A face appears in front of her, her nurse’s cap smeared with dirt and blood.
It takes longer than it should for Anna to recognize her and longer still for the ringing to fade enough for the sounds leaving her mouth to make sense.
“Is it yours?! The blood?!”
Anna looks down at her hand. Crimson still stains her fingers. “It can’t be.”
Margaret stares, her eyes wide and pupils dilated. “Stand up, can you stand up?!” She keeps shouting. Anna can’t tell if it’s for her sake or her own, but she follows the order.
Standing, bracing herself on Margaret’s offered arm, Anna looks down to where she had been sitting and sees a hand under the rubble. A patient. She had been on her way to check on a patient, when the room went black.
Not her blood. It’s not hers.
Somehow, it’s that thought that brings her back to herself. Shaking her head, she stops, pulling away from Margaret’s firm hold—the kind of hold she would use for a patient. “I’m all right, sorry. I’m just—where do you need me?”
“You have a head injury,” Margaret snaps, coaxing her forward. “You’re going to the injury bay to get checked out.”
“It’s not—”
“You’re covered in it, Marian.”
Marian. That’s right. She isn’t Anna, not in this life. Marian—the girl from Yorkshire. The girl with wealthy parents that don’t exist. “But—”
“No.” The word is firm, leaving no room for argument. Anna lets her lead her to the infirmary, even though they’ll find there’s nothing wrong with her. Even though she can see her comrades running through the carnage, digging patients from the rubble.
Dr. Jennings shines a light in her eyes, measuring her pupils’ reactions and asks that she follow his finger as he moves it from one end of her vision to the other. He’s already examined her scalp, finding no apparent injury.
Anna won’t let him do a full examination.
Margaret is just behind him, looking confused and concerned as she anxiously twists her hands in front of her. Anna has overheard from the others that the injured have all been evacuated from the bomb site.
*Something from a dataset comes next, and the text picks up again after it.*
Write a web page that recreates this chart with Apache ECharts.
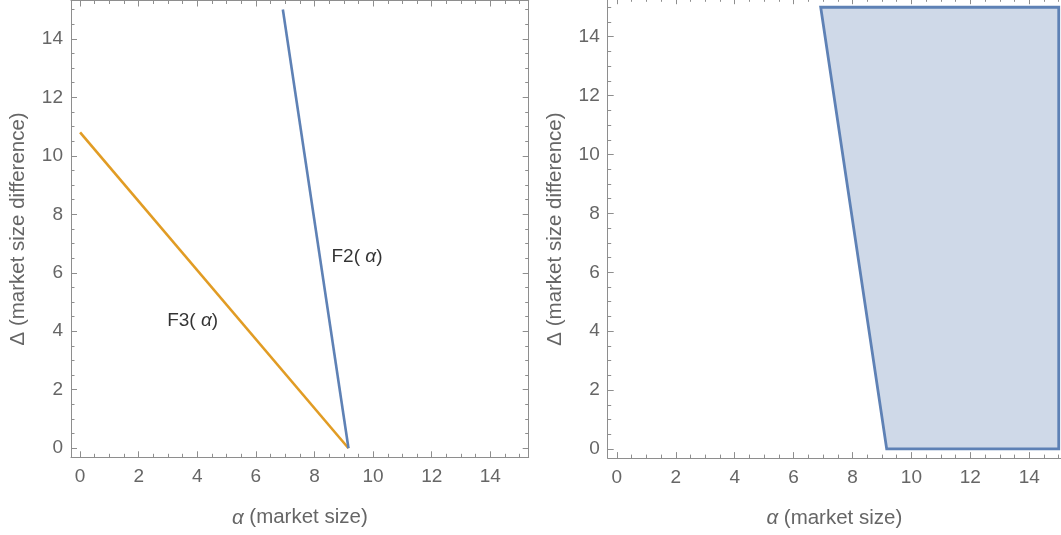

They won’t tell her how many they’ve lost.
“Well, I can’t find anything out of the ordinary. Your heart sounds strong and your pupils are reacting accordingly. The dizziness and confusion you experienced were likely just the shock.”
Anna nods. “Then I would like to continue my duties.”
He hesitates, but they both know they need as many hands as they can get. “Very well, but if you begin feeling off at all, I want you to come find me immediately. Understand?”
“I understand.”
Dr. Jennings dips his chin in acknowledgement and hurries off to the next patient waiting for his attention. There’s no shortage of them.
Margaret stays behind though, looking pale. “I was so sure—I passed over you. You were laying there, motionless, eyes staring up at nothing.” She draws a shaky breath, coming to sit on the edge of the hospital bed. “I thought you were dead.”
“I’m not,” Anna consoles, because she can’t risk telling the younger woman that she can’t.
“There was blood everywhere,” she whispers, looking over her shoulders before leaning in close. “Marian … I checked your pulse.”
Anna’s heart stutters, her mind searching for an excuse even as she tries to come to terms with what Margaret has just told her. “It was really chaotic,” she says softly. “It wouldn’t be the first time someone’s made a mistake.”